HARARE – Zimbabwe’s government is nationalising all alluvial diamond deposits while the state will assume controlling stake in all future mining ventures involving other minerals including gold, platinum and non-alluvial diamonds, economic indigenisation Minister Saviour Kasukuwere said Wednesday.
At present, the government holds 50 percent stakes in each of the companies that are mining alluvial diamonds in the controversial Marange fields to the north of the country.
Addressing journalists in Harare, Kasukuwere said the ruling coalition of President Robert Mugabe and Prime Minister Morgan Tsvangirai had unanimously agreed on the sweeping changes that although targeting new projects are certain to leave investors in established mines wondering about how safe their investments are in Zimbabwe.
Kasukuwere said: “At its weekly sitting…cabinet took far reaching decisions on the issue of implementation of Indigenisation and Empowerment Act in general and the mining sector in particular.
“The shareholding in the mining sector as it relates to the state shall be as follows, 100 percent for alluvial diamonds.”
According to the regulations, government would establish a ‘Sovereign Wealth Fund’ to function as a vehicle through which the state will acquire controlling stake in all new mining ventures that do not involve alluvial diamonds.
Kasukuwere said once the new rules came into force, communities would now get 10 percent of gross profit from the exploitation of their mineral resources. He said the new rules would become effective once gazzeted but did not say when exactly that would be.
“Cabinet resolved that through a Community Share Ownership Scheme…communities shall be entitled to 10 percent of profit before tax,” he said.
The minister said the funds would be channeled towards supporting new health, education and infrastructural projects in communities.
Government would soon be announcing new guidelines on how the controversial Indigenisation Act would be implemented in other sectors of the economy, he said.
Meanwhile, Kasukuwere dismissed claims by Minister of Industry and Commerce Professor Welshman Ncube that government had suspended implementation of the Indigenisation regulations.
“Let me say that the Minister of Youth Development, Indigenisation and
Empowerment remains the sole mouthpiece on issues of indigenisation and empowerment. We have not frozen indigenisation,” he said.
Under the empowerment programme, foreign-owned firms are required to cede significant stake to local blacks by 2015 and those failing to comply risk losing their operating licenses.
Mugabe, whose then sole ruling ZANU PF party passed the Indigenisation and Economic Empowerment Bill in 2007, had initially wanted all foreign-owned firms to cede 51 percent stake to locals.

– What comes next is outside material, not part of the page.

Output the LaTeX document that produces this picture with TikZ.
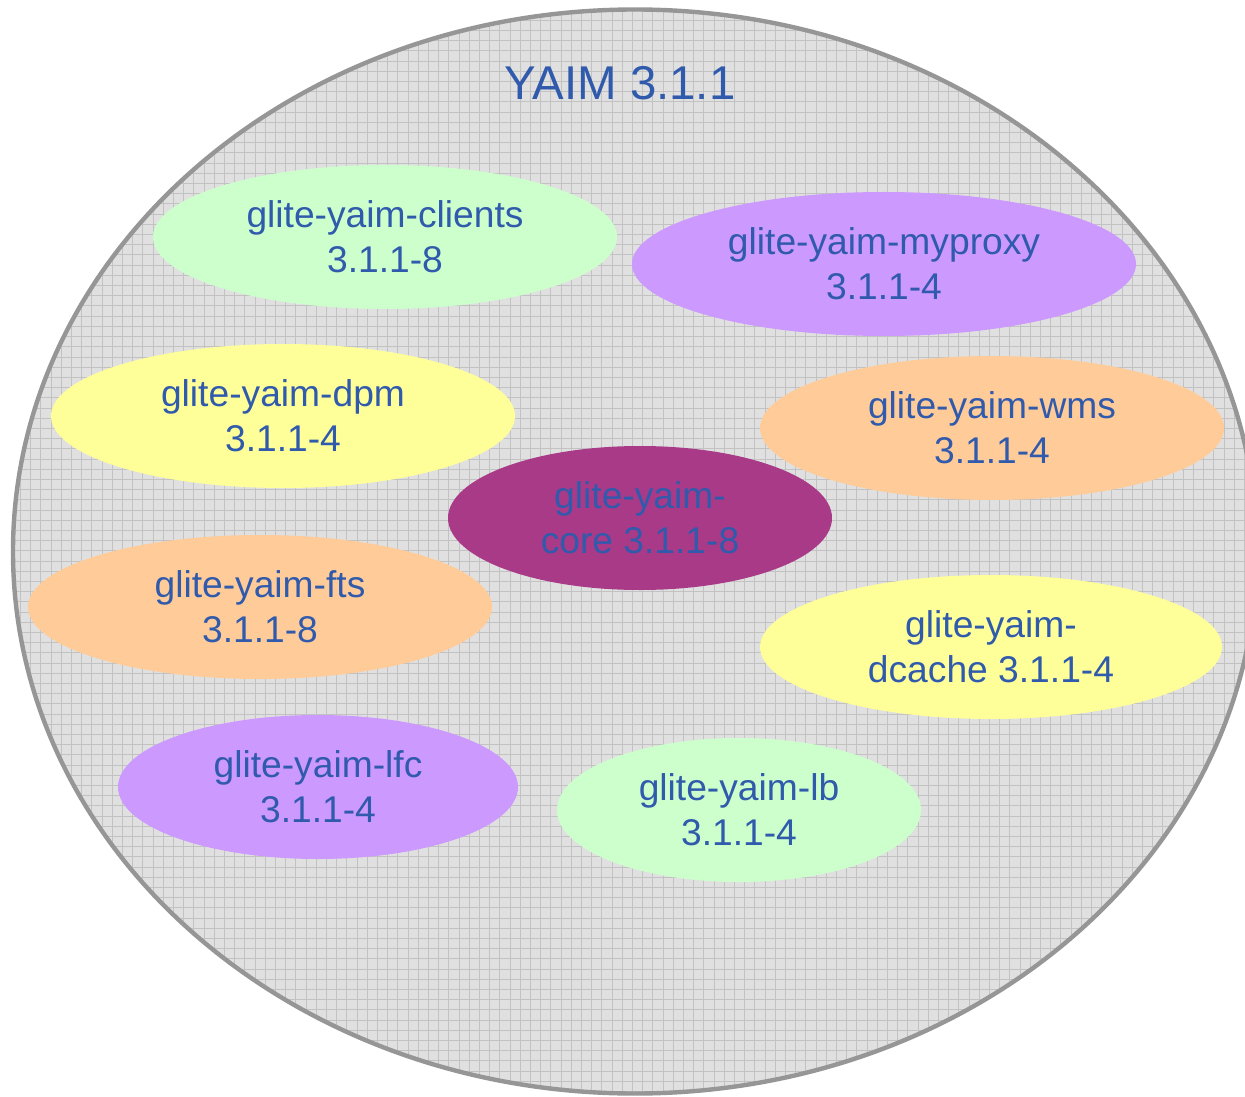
\documentclass[tikz,border=0pt]{standalone}
\usepackage{fontspec}
\setmainfont{Liberation Sans}
\usetikzlibrary{shapes.geometric}
\definecolor{txtblue}{RGB}{48,90,172}
\definecolor{gridfill}{RGB}{224,224,224}
\definecolor{gridline}{RGB}{194,194,194}
\definecolor{rim}{RGB}{150,150,150}
\definecolor{cgreen}{RGB}{204,255,204}
\definecolor{cpurple}{RGB}{204,153,255}
\definecolor{cyellow}{RGB}{255,255,153}
\definecolor{corange}{RGB}{255,204,153}
\definecolor{cmagenta}{RGB}{169,58,135}
\tikzset{
  pkg/.style={ellipse, draw=none, inner sep=0pt, outer sep=0pt, align=center,
    text=txtblue, font=\fontsize{18.6}{22.5}\selectfont, minimum height=72pt},
  gridln/.style={gridline, line width=0.5pt},
}
\begin{document}
\begin{tikzpicture}[x=0.5pt,y=-0.5pt]
\useasboundingbox (0,0) rectangle (1245,1096);
\begin{scope}
  \clip (635,551.5) ellipse [x radius=622, y radius=542];
  \fill[gridfill] (0,0) rectangle (1300,1100);
  \foreach \i in {0,...,127} {
    \draw[gridln] ({\i*10.2},0) -- ({\i*10.2},1100);
  }
  \foreach \j in {0,...,108} {
    \draw[gridln] (0,{\j*10.2}) -- (1300,{\j*10.2});
  }
\end{scope}
\node[ellipse, draw=rim, line width=2.2pt, minimum width=622pt, minimum height=542pt, inner sep=0pt] (yaim) at (635,551.5) {};
\node[text=txtblue, font=\fontsize{23.7}{28}\selectfont] (title) at (620,83) {YAIM 3.1.1};

\node[pkg, fill=cgreen,   minimum width=232pt] (clients) at (385,237) {glite-yaim-clients\\3.1.1-8};
\node[pkg, fill=cpurple,  minimum width=252pt] (myproxy) at (884,264) {glite-yaim-myproxy\\3.1.1-4};
\node[pkg, fill=cyellow,  minimum width=232pt] (dpm)     at (283,416) {glite-yaim-dpm\\3.1.1-4};
\node[pkg, fill=corange,  minimum width=232pt] (wms)     at (992,428) {glite-yaim-wms\\3.1.1-4};
\node[pkg, fill=cmagenta, minimum width=192pt] (core)    at (640,518) {glite-yaim-\\core 3.1.1-8};
\node[pkg, fill=corange,  minimum width=232pt] (fts)     at (260,607) {glite-yaim-fts\\3.1.1-8};
\node[pkg, fill=cyellow,  minimum width=231pt] (dcache)  at (991,647) {glite-yaim-\\dcache 3.1.1-4};
\node[pkg, fill=cpurple,  minimum width=200pt] (lfc)     at (318,787) {glite-yaim-lfc\\3.1.1-4};
\node[pkg, fill=cgreen,   minimum width=182pt] (lb)      at (739,810) {glite-yaim-lb\\3.1.1-4};
\end{tikzpicture}
\end{document}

He backed down after Tsvangirai opposed the requirement to force all foreigners to surrender control of their investments and the coalition government later modified the rules to allow varying percentages of shareholding foreign-owned companies in various sectors of the economy must transfer to local blacks.
The committees appointed to recommend to the government the various shareholding thresholds are yet to report back to Kasukuwere.
Analysts say the empowerment drive is unlikely to succeed as most local business people are unable to raise the required funding to buy shares from foreign-owned companies.
A similar empowerment drive by Mugabe in agriculture destroyed the mainstay sector, leaving once self sufficient Zimbabwe dependent on food aid after the 86-year old leader failed to provide funding, inputs and skills training to black villagers resettled on former white-owned commercial farms to maintain production.
And critics fear that the economic empowerment is a ploy by Mugabe to reward his allies and supporters with thriving businesses in the same way his top backers in his ZANU PF party and the military were rewarded with the best farms grabbed from whites.
Large multinational corporations such as cigarette manufacturer BAT Zimbabwe, which is 80 percent British-owned; UK-controlled financial institutions Barclays Bank and Standard Chartered Bank, food group Nestlé Zimbabwe, mining giants Rio Tinto and Zimplats, and AON Insurance are some of the big foreign-owned firms that will be forced to cede control to locals. – ZimOnline.